Leave out the pictures and copy everything else below exactly.
**** Supplied data
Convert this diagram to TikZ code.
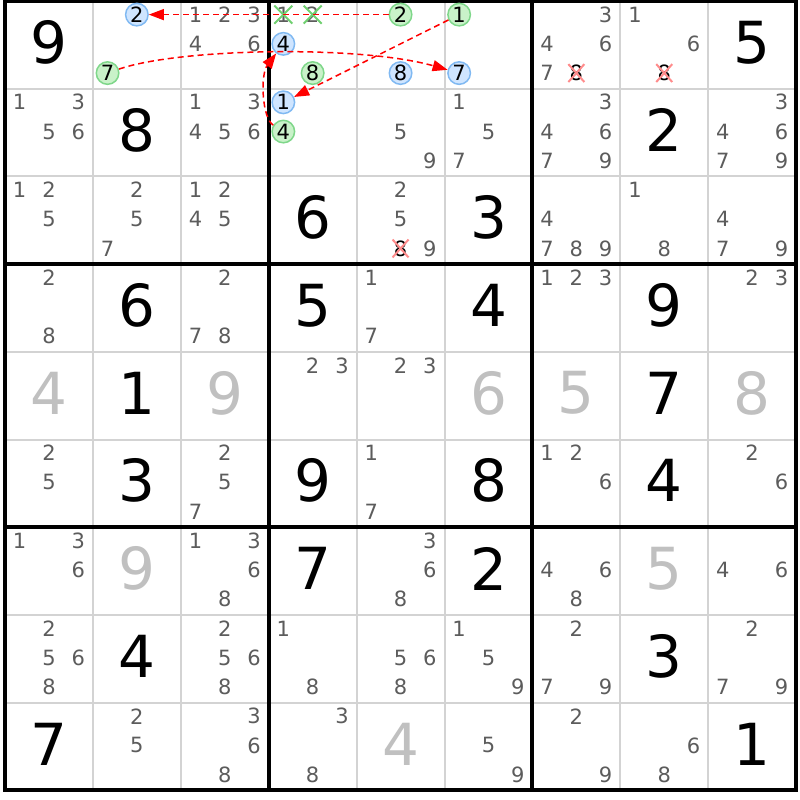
\documentclass[tikz,border=0pt]{standalone}
\usepackage{fontspec}
\setmainfont{DejaVu Sans}
\usetikzlibrary{arrows.meta,shapes.misc}
\definecolor{candgrey}{HTML}{5C5C5C}
\definecolor{solvgrey}{HTML}{C0C0C0}
\definecolor{thingrid}{HTML}{D3D3D3}
\definecolor{bfill}{HTML}{CFE5FF}
\definecolor{bdraw}{HTML}{80B9F2}
\definecolor{gfill}{HTML}{C9F2C9}
\definecolor{gdraw}{HTML}{7FD78A}
\definecolor{xred}{HTML}{FF8C8C}
\definecolor{xgreen}{HTML}{70D070}
\definecolor{linkred}{HTML}{FF0000}
\newcommand\candat[3]{({5+(#2-1)*87.9+(mod(#3-1,3)+0.5)*29.3},{(#1-1)*87.7+(floor((#3-1)/3)+0.5)*29.23})}
\newcommand\cellat[2]{({5+(#2-0.5)*87.9},{1+(#1-0.5)*87.7-2.5})}
\newcommand\cands[3]{\foreach \d in {#3}{\node[cand] (k#1#2\d) at \candat{#1}{#2}{\d} {\d};}}
\newcommand\given[3]{\node[big] (v#1#2) at \cellat{#1}{#2} {#3};}
\newcommand\solved[3]{\node[big,text=solvgrey] (s#1#2) at \cellat{#1}{#2} {#3};}
\begin{document}
\begin{tikzpicture}[x=1pt,y=-1pt,
  cand/.style={font=\fontsize{21}{21}\selectfont, text=candgrey, inner sep=0pt},
  big/.style={font=\fontsize{58}{58}\selectfont, text=black, inner sep=0pt},
  bcirc/.style={circle, draw=bdraw, fill=bfill, line width=1.5pt, minimum size=22.5pt, inner sep=0pt, font=\fontsize{21}{21}\selectfont, text=black},
  gcirc/.style={circle, draw=gdraw, fill=gfill, line width=1.5pt, minimum size=22.5pt, inner sep=0pt, font=\fontsize{21}{21}\selectfont, text=black},
  redx/.style={cross out, draw=xred, line width=2pt, minimum size=14pt, inner sep=0pt, font=\fontsize{21}{21}\selectfont, text=black},
  greenx/.style={cross out, draw=xgreen, line width=2pt, minimum size=16pt, inner sep=0pt, font=\fontsize{21}{21}\selectfont, text=candgrey},
  thinline/.style={draw=thingrid, line width=2pt},
  thickline/.style={draw=black, line width=4pt},
  link/.style={draw=linkred, line width=1.5pt, dash pattern=on 6pt off 4pt, -{Triangle[length=15pt,width=11pt]}}
]
\useasboundingbox (0,0) rectangle (800,800);
\fill[white] (0,0) rectangle (800,800);
% grid
\foreach \i in {1,2,4,5,7,8}{
  \draw[thinline] ({5+\i*87.9},1) -- ({5+\i*87.9},790.3);
  \draw[thinline] (5,{1+\i*87.7}) -- (796.1,{1+\i*87.7});
}
\foreach \i in {0,3,6,9}{
  \draw[thickline] ({5+\i*87.9},-1) -- ({5+\i*87.9},792.3);
  \draw[thickline] (3,{1+\i*87.7}) -- (798.1,{1+\i*87.7});
}
% givens
\given{1}{1}{9}\given{1}{9}{5}
\given{2}{2}{8}\given{2}{8}{2}
\given{3}{4}{6}\given{3}{6}{3}
\given{4}{2}{6}\given{4}{4}{5}\given{4}{6}{4}\given{4}{8}{9}
\given{5}{2}{1}\given{5}{8}{7}
\given{6}{2}{3}\given{6}{4}{9}\given{6}{6}{8}\given{6}{8}{4}
\given{7}{4}{7}\given{7}{6}{2}
\given{8}{2}{4}\given{8}{8}{3}
\given{9}{1}{7}\given{9}{9}{1}
% solved
\solved{5}{1}{4}\solved{5}{3}{9}\solved{5}{6}{6}\solved{5}{7}{5}\solved{5}{9}{8}
\solved{7}{2}{9}\solved{7}{8}{5}\solved{9}{5}{4}
% candidates
\cands{1}{3}{1,2,3,4,6}
\cands{1}{7}{3,4,6,7}
\cands{1}{8}{1,6}
\cands{2}{1}{1,3,5,6}
\cands{2}{3}{1,3,4,5,6}
\cands{2}{5}{5,9}
\cands{2}{6}{1,5,7}
\cands{2}{7}{3,4,6,7,9}
\cands{2}{9}{3,4,6,7,9}
\cands{3}{1}{1,2,5}
\cands{3}{2}{2,5,7}
\cands{3}{3}{1,2,4,5}
\cands{3}{5}{2,5,9}
\cands{3}{7}{4,7,8,9}
\cands{3}{8}{1,8}
\cands{3}{9}{4,7,9}
\cands{4}{1}{2,8}
\cands{4}{3}{2,7,8}
\cands{4}{5}{1,7}
\cands{4}{7}{1,2,3}
\cands{4}{9}{2,3}
\cands{5}{4}{2,3}
\cands{5}{5}{2,3}
\cands{6}{1}{2,5}
\cands{6}{3}{2,5,7}
\cands{6}{5}{1,7}
\cands{6}{7}{1,2,6}
\cands{6}{9}{2,6}
\cands{7}{1}{1,3,6}
\cands{7}{3}{1,3,6,8}
\cands{7}{5}{3,6,8}
\cands{7}{7}{4,6,8}
\cands{7}{9}{4,6}
\cands{8}{1}{2,5,6,8}
\cands{8}{3}{2,5,6,8}
\cands{8}{4}{1,8}
\cands{8}{5}{5,6,8}
\cands{8}{6}{1,5,9}
\cands{8}{7}{2,7,9}
\cands{8}{9}{2,7,9}
\cands{9}{2}{2,5}
\cands{9}{3}{3,6,8}
\cands{9}{4}{3,8}
\cands{9}{6}{5,9}
\cands{9}{7}{2,9}
\cands{9}{8}{6,8}
% eliminated candidates
\node[redx] (x178) at \candat{1}{7}{8} {8};
\node[redx] (x188) at \candat{1}{8}{8} {8};
\node[redx] (x358) at \candat{3}{5}{8} {8};
\node[greenx] (x141) at \candat{1}{4}{1} {1};
\node[greenx] (x142) at \candat{1}{4}{2} {2};
% chain candidates
\node[bcirc] (bc122) at \candat{1}{2}{2} {2};
\node[gcirc] (gc127) at \candat{1}{2}{7} {7};
\node[bcirc] (bc144) at \candat{1}{4}{4} {4};
\node[gcirc] (gc148) at \candat{1}{4}{8} {8};
\node[gcirc] (gc152) at \candat{1}{5}{2} {2};
\node[bcirc] (bc158) at \candat{1}{5}{8} {8};
\node[gcirc] (gc161) at \candat{1}{6}{1} {1};
\node[bcirc] (bc167) at \candat{1}{6}{7} {7};
\node[bcirc] (bc241) at \candat{2}{4}{1} {1};
\node[gcirc] (gc244) at \candat{2}{4}{4} {4};
% links
\draw[link] (gc152) -- (bc122);
\draw[link] (gc161) -- (bc241);
\draw[link] (gc244) .. controls (262,118) and (260,75) .. (bc144);
\draw[link] (gc127) .. controls (180,48) and (360,45) .. (bc167);
\end{tikzpicture}
\end{document}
********
* _Exercise solution_
Convert this diagram to TikZ code.
\documentclass[tikz,border=0pt]{standalone}
\usepackage{fontspec}
\setmainfont{DejaVu Sans}
\usetikzlibrary{arrows.meta,shapes.misc}
\definecolor{candgrey}{HTML}{5C5C5C}
\definecolor{solvgrey}{HTML}{C0C0C0}
\definecolor{thingrid}{HTML}{D3D3D3}
\definecolor{bfill}{HTML}{CFE5FF}
\definecolor{bdraw}{HTML}{80B9F2}
\definecolor{gfill}{HTML}{C9F2C9}
\definecolor{gdraw}{HTML}{7FD78A}
\definecolor{xred}{HTML}{FF8C8C}
\definecolor{xgreen}{HTML}{70D070}
\definecolor{linkred}{HTML}{FF0000}
\newcommand\candat[3]{({5+(#2-1)*87.9+(mod(#3-1,3)+0.5)*29.3},{(#1-1)*87.7+(floor((#3-1)/3)+0.5)*29.23})}
\newcommand\cellat[2]{({5+(#2-0.5)*87.9},{1+(#1-0.5)*87.7-2.5})}
\newcommand\cands[3]{\foreach \d in {#3}{\node[cand] (k#1#2\d) at \candat{#1}{#2}{\d} {\d};}}
\newcommand\given[3]{\node[big] (v#1#2) at \cellat{#1}{#2} {#3};}
\newcommand\solved[3]{\node[big,text=solvgrey] (s#1#2) at \cellat{#1}{#2} {#3};}
\begin{document}
\begin{tikzpicture}[x=1pt,y=-1pt,
  cand/.style={font=\fontsize{21}{21}\selectfont, text=candgrey, inner sep=0pt},
  big/.style={font=\fontsize{58}{58}\selectfont, text=black, inner sep=0pt},
  bcirc/.style={circle, draw=bdraw, fill=bfill, line width=1.5pt, minimum size=22.5pt, inner sep=0pt, font=\fontsize{21}{21}\selectfont, text=black},
  gcirc/.style={circle, draw=gdraw, fill=gfill, line width=1.5pt, minimum size=22.5pt, inner sep=0pt, font=\fontsize{21}{21}\selectfont, text=black},
  redx/.style={cross out, draw=xred, line width=2pt, minimum size=14pt, inner sep=0pt, font=\fontsize{21}{21}\selectfont, text=black},
  greenx/.style={cross out, draw=xgreen, line width=2pt, minimum size=16pt, inner sep=0pt, font=\fontsize{21}{21}\selectfont, text=candgrey},
  thinline/.style={draw=thingrid, line width=2pt},
  thickline/.style={draw=black, line width=4pt},
  link/.style={draw=linkred, line width=1.5pt, dash pattern=on 6pt off 4pt, -{Triangle[length=15pt,width=11pt]}}
]
\useasboundingbox (0,0) rectangle (800,800);
\fill[white] (0,0) rectangle (800,800);
% grid
\foreach \i in {1,2,4,5,7,8}{
  \draw[thinline] ({5+\i*87.9},1) -- ({5+\i*87.9},790.3);
  \draw[thinline] (5,{1+\i*87.7}) -- (796.1,{1+\i*87.7});
}
\foreach \i in {0,3,6,9}{
  \draw[thickline] ({5+\i*87.9},-1) -- ({5+\i*87.9},792.3);
  \draw[thickline] (3,{1+\i*87.7}) -- (798.1,{1+\i*87.7});
}
% givens
\given{1}{1}{9}\given{1}{9}{5}
\given{2}{2}{8}\given{2}{8}{2}
\given{3}{4}{6}\given{3}{6}{3}
\given{4}{2}{6}\given{4}{4}{5}\given{4}{6}{4}\given{4}{8}{9}
\given{5}{2}{1}\given{5}{8}{7}
\given{6}{2}{3}\given{6}{4}{9}\given{6}{6}{8}\given{6}{8}{4}
\given{7}{4}{7}\given{7}{6}{2}
\given{8}{2}{4}\given{8}{8}{3}
\given{9}{1}{7}\given{9}{9}{1}
% solved
\solved{5}{1}{4}\solved{5}{3}{9}\solved{5}{6}{6}\solved{5}{7}{5}\solved{5}{9}{8}
\solved{7}{2}{9}\solved{7}{8}{5}\solved{9}{5}{4}
% candidates
\cands{1}{3}{1,2,3,4,6}
\cands{1}{7}{3,4,6,7}
\cands{1}{8}{1,6}
\cands{2}{1}{1,3,5,6}
\cands{2}{3}{1,3,4,5,6}
\cands{2}{5}{5,9}
\cands{2}{6}{1,5,7}
\cands{2}{7}{3,4,6,7,9}
\cands{2}{9}{3,4,6,7,9}
\cands{3}{1}{1,2,5}
\cands{3}{2}{2,5,7}
\cands{3}{3}{1,2,4,5}
\cands{3}{5}{2,5,9}
\cands{3}{7}{4,7,8,9}
\cands{3}{8}{1,8}
\cands{3}{9}{4,7,9}
\cands{4}{1}{2,8}
\cands{4}{3}{2,7,8}
\cands{4}{5}{1,7}
\cands{4}{7}{1,2,3}
\cands{4}{9}{2,3}
\cands{5}{4}{2,3}
\cands{5}{5}{2,3}
\cands{6}{1}{2,5}
\cands{6}{3}{2,5,7}
\cands{6}{5}{1,7}
\cands{6}{7}{1,2,6}
\cands{6}{9}{2,6}
\cands{7}{1}{1,3,6}
\cands{7}{3}{1,3,6,8}
\cands{7}{5}{3,6,8}
\cands{7}{7}{4,6,8}
\cands{7}{9}{4,6}
\cands{8}{1}{2,5,6,8}
\cands{8}{3}{2,5,6,8}
\cands{8}{4}{1,8}
\cands{8}{5}{5,6,8}
\cands{8}{6}{1,5,9}
\cands{8}{7}{2,7,9}
\cands{8}{9}{2,7,9}
\cands{9}{2}{2,5}
\cands{9}{3}{3,6,8}
\cands{9}{4}{3,8}
\cands{9}{6}{5,9}
\cands{9}{7}{2,9}
\cands{9}{8}{6,8}
% eliminated candidates
\node[redx] (x178) at \candat{1}{7}{8} {8};
\node[redx] (x188) at \candat{1}{8}{8} {8};
\node[redx] (x358) at \candat{3}{5}{8} {8};
\node[greenx] (x141) at \candat{1}{4}{1} {1};
\node[greenx] (x142) at \candat{1}{4}{2} {2};
% chain candidates
\node[bcirc] (bc122) at \candat{1}{2}{2} {2};
\node[gcirc] (gc127) at \candat{1}{2}{7} {7};
\node[bcirc] (bc144) at \candat{1}{4}{4} {4};
\node[gcirc] (gc148) at \candat{1}{4}{8} {8};
\node[gcirc] (gc152) at \candat{1}{5}{2} {2};
\node[bcirc] (bc158) at \candat{1}{5}{8} {8};
\node[gcirc] (gc161) at \candat{1}{6}{1} {1};
\node[bcirc] (bc167) at \candat{1}{6}{7} {7};
\node[bcirc] (bc241) at \candat{2}{4}{1} {1};
\node[gcirc] (gc244) at \candat{2}{4}{4} {4};
% links
\draw[link] (gc152) -- (bc122);
\draw[link] (gc161) -- (bc241);
\draw[link] (gc244) .. controls (262,118) and (260,75) .. (bc144);
\draw[link] (gc127) .. controls (180,48) and (360,45) .. (bc167);
\end{tikzpicture}
\end{document}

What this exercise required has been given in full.